━━ SOURCE MATERIAL ━━

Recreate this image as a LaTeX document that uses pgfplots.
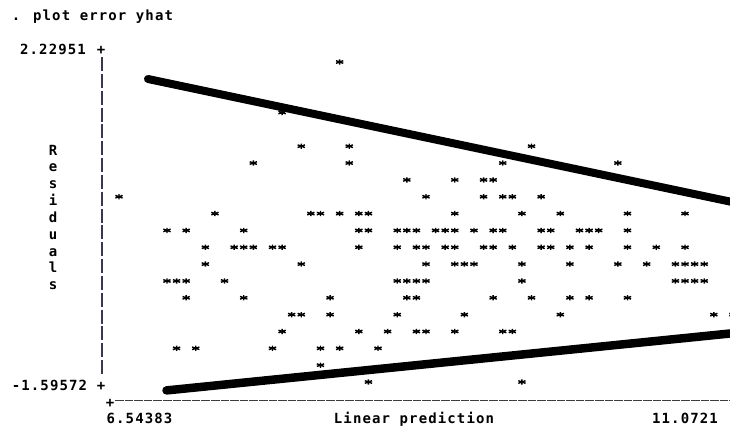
\documentclass[border=0pt]{standalone}
\usepackage{pgfplots}
\pgfplotsset{compat=1.18}
\usepackage{pgfplotstable}
\usepackage{fontspec}
\newfontfamily\statafont{DejaVu Sans Mono}[LetterSpace=8]
\definecolor{bar}{RGB}{62,54,78}
\definecolor{axgray}{RGB}{60,60,60}

\pgfplotstableread{
x y
8.17117 2.22951
7.74665 1.62553
7.88816 1.22287
8.24193 1.22287
9.58625 1.22287
7.53439 1.02154
8.24193 1.02154
9.37399 1.02154
10.22304 1.02154
8.66645 0.82021
9.02022 0.82021
9.23248 0.82021
9.30324 0.82021
6.54383 0.61889
8.80796 0.61889
9.23248 0.61889
9.37399 0.61889
9.44474 0.61889
9.65701 0.61889
7.25137 0.41756
7.95891 0.41756
8.02966 0.41756
8.17117 0.41756
8.31268 0.41756
8.38343 0.41756
9.02022 0.41756
9.51550 0.41756
9.79851 0.41756
10.29379 0.41756
10.71832 0.41756
6.89760 0.21623
7.03911 0.21623
7.46363 0.21623
8.31268 0.21623
8.38343 0.21623
8.59570 0.21623
8.66645 0.21623
8.73720 0.21623
8.87871 0.21623
8.94947 0.21623
9.02022 0.21623
9.16173 0.21623
9.30324 0.21623
9.37399 0.21623
9.65701 0.21623
9.72776 0.21623
9.94002 0.21623
10.01078 0.21623
10.08153 0.21623
10.29379 0.21623
7.18062 0.01490
7.39288 0.01490
7.46363 0.01490
7.53439 0.01490
7.67589 0.01490
7.74665 0.01490
8.31268 0.01490
8.59570 0.01490
8.73720 0.01490
8.80796 0.01490
8.94947 0.01490
9.02022 0.01490
9.23248 0.01490
9.30324 0.01490
9.44474 0.01490
9.65701 0.01490
9.72776 0.01490
9.86927 0.01490
10.01078 0.01490
10.29379 0.01490
10.50605 0.01490
10.71832 0.01490
7.18062 -0.18643
7.88816 -0.18643
8.80796 -0.18643
9.02022 -0.18643
9.09097 -0.18643
9.16173 -0.18643
9.51550 -0.18643
9.86927 -0.18643
10.22304 -0.18643
10.43530 -0.18643
10.64756 -0.18643
10.71832 -0.18643
10.78907 -0.18643
10.85982 -0.18643
6.89760 -0.38776
6.96835 -0.38776
7.03911 -0.38776
7.32212 -0.38776
8.59570 -0.38776
8.66645 -0.38776
8.73720 -0.38776
8.80796 -0.38776
9.51550 -0.38776
10.64756 -0.38776
10.71832 -0.38776
10.78907 -0.38776
10.85982 -0.38776
7.03911 -0.58908
7.46363 -0.58908
8.10042 -0.58908
8.66645 -0.58908
8.73720 -0.58908
9.30324 -0.58908
9.58625 -0.58908
9.86927 -0.58908
10.01078 -0.58908
10.29379 -0.58908
7.81740 -0.79041
7.88816 -0.79041
8.10042 -0.79041
8.59570 -0.79041
9.09097 -0.79041
9.79851 -0.79041
10.93058 -0.79041
11.07209 -0.79041
7.74665 -0.99174
8.31268 -0.99174
8.52494 -0.99174
8.73720 -0.99174
8.80796 -0.99174
9.02022 -0.99174
9.37399 -0.99174
9.44474 -0.99174
6.96835 -1.19307
7.10986 -1.19307
7.67589 -1.19307
8.02966 -1.19307
8.17117 -1.19307
8.45419 -1.19307
8.02966 -1.39439
8.94947 -1.35439
8.38343 -1.59572
9.51550 -1.59572
}\resid

\begin{document}
\begin{tikzpicture}
\useasboundingbox (0bp,0bp) rectangle (730bp,-429bp);
\begin{axis}[
  at={(119bp,-382bp)}, anchor=south west,
  scale only axis, width=614bp, height=320bp,
  xmin=6.54383, xmax=11.07209, ymin=-1.59572, ymax=2.22951,
  hide axis, clip=false,
]
\addplot[only marks, mark=asterisk, mark size=3.1bp, black,
  mark options={line width=1.4bp, xscale=1.35, yscale=0.85}]
  table[x=x,y=y] {\resid};
\addplot[no marks, line width=8bp, line cap=round, black]
  coordinates {(6.7577,2.0263) (11.0721,0.5536)};
\addplot[no marks, line width=8.5bp, line cap=round, black]
  coordinates {(6.8941,-1.6963) (11.0721,-1.0124)};
\end{axis}
% frame drawn as in the text-mode plot
\draw[bar, line width=2.6bp, dash pattern=on 14bp off 2.835bp] (102bp,-57bp) -- (102bp,-376.5bp);
\draw[axgray, line width=1.1bp, dash pattern=on 8.6bp off 1bp] (115bp,-400.5bp) -- (731bp,-400.5bp);
\begin{scope}[every node/.style={inner sep=0pt, anchor=base, font=\statafont\bfseries\fontsize{14bp}{16bp}\selectfont}]
\node at (92.5bp,-20.5bp) {. plot error yhat};
\node at (53bp,-54.5bp) {2.22951};
\node at (101bp,-54.5bp) {+};
\node at (49.5bp,-390bp) {-1.59572};
\node at (101bp,-390bp) {+};
\node at (110bp,-407bp) {+};
\node at (139.5bp,-423.5bp) {6.54383};
\node at (414bp,-423.5bp) {Linear prediction};
\node at (685bp,-423.5bp) {11.0721};
\node at (53bp,-155bp) {R};
\node at (53bp,-171.8bp) {e};
\node at (53bp,-188.7bp) {s};
\node at (53bp,-205.5bp) {i};
\node at (53bp,-222.3bp) {d};
\node at (53bp,-239.2bp) {u};
\node at (53bp,-256bp) {a};
\node at (53bp,-272.8bp) {l};
\node at (53bp,-289.7bp) {s};
\end{scope}
\end{tikzpicture}
\end{document}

━━━

REQUIRED WORK -
Your task is to reproduce all of the material exactly. The pictures stay out.

SOLUTION TO THE PROBLEM -
Recreate this image as a LaTeX document that uses pgfplots.
\documentclass[border=0pt]{standalone}
\usepackage{pgfplots}
\pgfplotsset{compat=1.18}
\usepackage{pgfplotstable}
\usepackage{fontspec}
\newfontfamily\statafont{DejaVu Sans Mono}[LetterSpace=8]
\definecolor{bar}{RGB}{62,54,78}
\definecolor{axgray}{RGB}{60,60,60}

\pgfplotstableread{
x y
8.17117 2.22951
7.74665 1.62553
7.88816 1.22287
8.24193 1.22287
9.58625 1.22287
7.53439 1.02154
8.24193 1.02154
9.37399 1.02154
10.22304 1.02154
8.66645 0.82021
9.02022 0.82021
9.23248 0.82021
9.30324 0.82021
6.54383 0.61889
8.80796 0.61889
9.23248 0.61889
9.37399 0.61889
9.44474 0.61889
9.65701 0.61889
7.25137 0.41756
7.95891 0.41756
8.02966 0.41756
8.17117 0.41756
8.31268 0.41756
8.38343 0.41756
9.02022 0.41756
9.51550 0.41756
9.79851 0.41756
10.29379 0.41756
10.71832 0.41756
6.89760 0.21623
7.03911 0.21623
7.46363 0.21623
8.31268 0.21623
8.38343 0.21623
8.59570 0.21623
8.66645 0.21623
8.73720 0.21623
8.87871 0.21623
8.94947 0.21623
9.02022 0.21623
9.16173 0.21623
9.30324 0.21623
9.37399 0.21623
9.65701 0.21623
9.72776 0.21623
9.94002 0.21623
10.01078 0.21623
10.08153 0.21623
10.29379 0.21623
7.18062 0.01490
7.39288 0.01490
7.46363 0.01490
7.53439 0.01490
7.67589 0.01490
7.74665 0.01490
8.31268 0.01490
8.59570 0.01490
8.73720 0.01490
8.80796 0.01490
8.94947 0.01490
9.02022 0.01490
9.23248 0.01490
9.30324 0.01490
9.44474 0.01490
9.65701 0.01490
9.72776 0.01490
9.86927 0.01490
10.01078 0.01490
10.29379 0.01490
10.50605 0.01490
10.71832 0.01490
7.18062 -0.18643
7.88816 -0.18643
8.80796 -0.18643
9.02022 -0.18643
9.09097 -0.18643
9.16173 -0.18643
9.51550 -0.18643
9.86927 -0.18643
10.22304 -0.18643
10.43530 -0.18643
10.64756 -0.18643
10.71832 -0.18643
10.78907 -0.18643
10.85982 -0.18643
6.89760 -0.38776
6.96835 -0.38776
7.03911 -0.38776
7.32212 -0.38776
8.59570 -0.38776
8.66645 -0.38776
8.73720 -0.38776
8.80796 -0.38776
9.51550 -0.38776
10.64756 -0.38776
10.71832 -0.38776
10.78907 -0.38776
10.85982 -0.38776
7.03911 -0.58908
7.46363 -0.58908
8.10042 -0.58908
8.66645 -0.58908
8.73720 -0.58908
9.30324 -0.58908
9.58625 -0.58908
9.86927 -0.58908
10.01078 -0.58908
10.29379 -0.58908
7.81740 -0.79041
7.88816 -0.79041
8.10042 -0.79041
8.59570 -0.79041
9.09097 -0.79041
9.79851 -0.79041
10.93058 -0.79041
11.07209 -0.79041
7.74665 -0.99174
8.31268 -0.99174
8.52494 -0.99174
8.73720 -0.99174
8.80796 -0.99174
9.02022 -0.99174
9.37399 -0.99174
9.44474 -0.99174
6.96835 -1.19307
7.10986 -1.19307
7.67589 -1.19307
8.02966 -1.19307
8.17117 -1.19307
8.45419 -1.19307
8.02966 -1.39439
8.94947 -1.35439
8.38343 -1.59572
9.51550 -1.59572
}\resid

\begin{document}
\begin{tikzpicture}
\useasboundingbox (0bp,0bp) rectangle (730bp,-429bp);
\begin{axis}[
  at={(119bp,-382bp)}, anchor=south west,
  scale only axis, width=614bp, height=320bp,
  xmin=6.54383, xmax=11.07209, ymin=-1.59572, ymax=2.22951,
  hide axis, clip=false,
]
\addplot[only marks, mark=asterisk, mark size=3.1bp, black,
  mark options={line width=1.4bp, xscale=1.35, yscale=0.85}]
  table[x=x,y=y] {\resid};
\addplot[no marks, line width=8bp, line cap=round, black]
  coordinates {(6.7577,2.0263) (11.0721,0.5536)};
\addplot[no marks, line width=8.5bp, line cap=round, black]
  coordinates {(6.8941,-1.6963) (11.0721,-1.0124)};
\end{axis}
% frame drawn as in the text-mode plot
\draw[bar, line width=2.6bp, dash pattern=on 14bp off 2.835bp] (102bp,-57bp) -- (102bp,-376.5bp);
\draw[axgray, line width=1.1bp, dash pattern=on 8.6bp off 1bp] (115bp,-400.5bp) -- (731bp,-400.5bp);
\begin{scope}[every node/.style={inner sep=0pt, anchor=base, font=\statafont\bfseries\fontsize{14bp}{16bp}\selectfont}]
\node at (92.5bp,-20.5bp) {. plot error yhat};
\node at (53bp,-54.5bp) {2.22951};
\node at (101bp,-54.5bp) {+};
\node at (49.5bp,-390bp) {-1.59572};
\node at (101bp,-390bp) {+};
\node at (110bp,-407bp) {+};
\node at (139.5bp,-423.5bp) {6.54383};
\node at (414bp,-423.5bp) {Linear prediction};
\node at (685bp,-423.5bp) {11.0721};
\node at (53bp,-155bp) {R};
\node at (53bp,-171.8bp) {e};
\node at (53bp,-188.7bp) {s};
\node at (53bp,-205.5bp) {i};
\node at (53bp,-222.3bp) {d};
\node at (53bp,-239.2bp) {u};
\node at (53bp,-256bp) {a};
\node at (53bp,-272.8bp) {l};
\node at (53bp,-289.7bp) {s};
\end{scope}
\end{tikzpicture}
\end{document}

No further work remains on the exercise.